In queste ultime settimane, su questo blog, ma anche in alcune conversazioni con amici o conoscenti, si parla molto di racconti. Anche nell’elenco dei libri migliori letti nel 2006 (l’elenco lo trovate qui; per scrivere i vostri libri più belli del 2006, andate invece qui) sono presenti molti volumi di racconti.
Mi piacerebbe avviare un gruppo di lettura – magari anche a distanza, usando il blog – dedicato ai racconti.
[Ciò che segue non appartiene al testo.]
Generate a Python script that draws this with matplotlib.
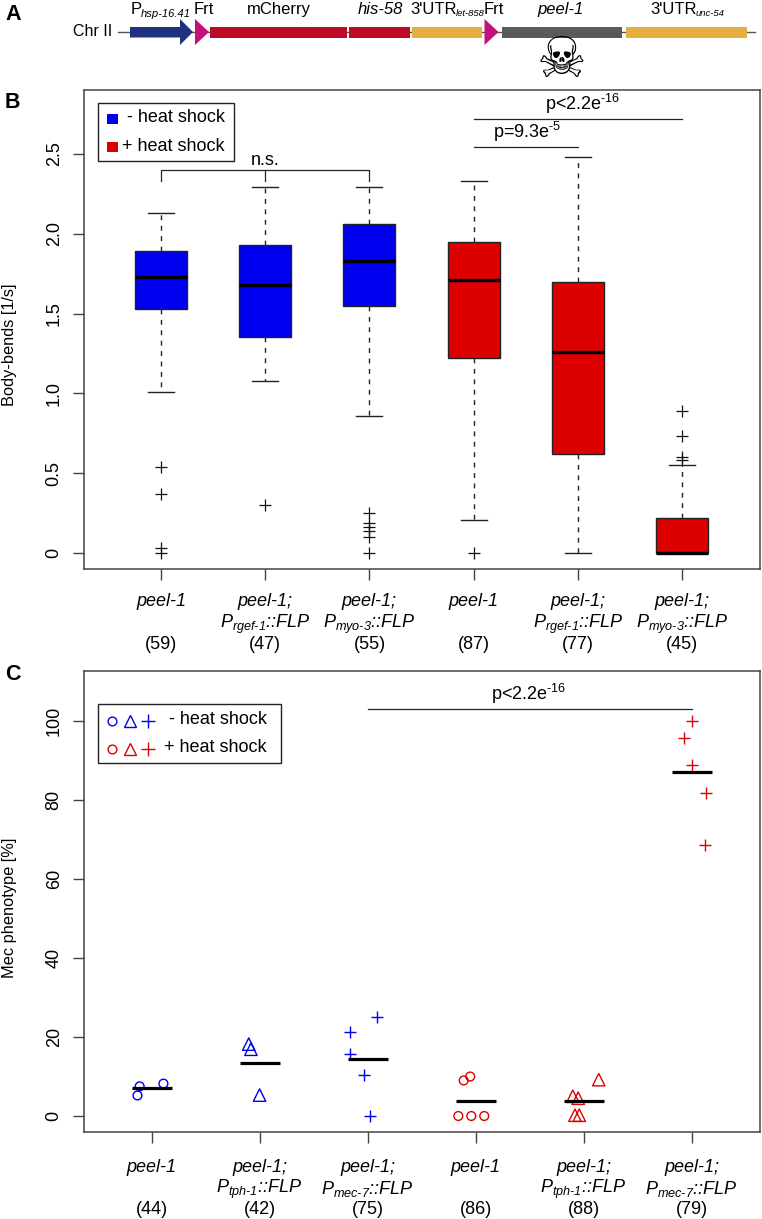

Spesso la scrittura, nei racconti dei grandi, si avvicina alla perfezione. In un saggio dei primi anni Ottanta, Raymond Carver ha scritto:
Mi piace quando nei racconti c’è un senso di minaccia. Credo che un po’ di minaccia sia una cosa che sta bene, in un racconto. Tanto per cominicare, fa bene alla circolazione. Ci deve essere della tensione, il senso che qualcosa sta per accadere, che certe cose si sono messe in moto e non si possono fermare, altrimenti, il più delle volte, la storia semplicemente non ci sarà. Quello che crea tensione in un racconto è, in parte, il modo in cui le parole vengono concretamente collegate per formare l’azione visibile della storia. Ma creano tensione anche le cose che vengono lasciate fuori, che sono implicite, il paesaggio che è appena sotto la tranquilla (ma a volte rotta e agitata) superficie del racconto.
Ecco, la chiave della forza dei racconti mi sembra stia proprio in quelle cose che vengono lasciate fuori, che incombono sulle parole dette e i fatti raccontati e ci lasciano un segno in cancellabile.
Il saggio di Raymond Carver da cui è tratta la citazione è On writing ed è stata inclusa da Einaudi (Stile libero) ne Il mestiere di scrivere.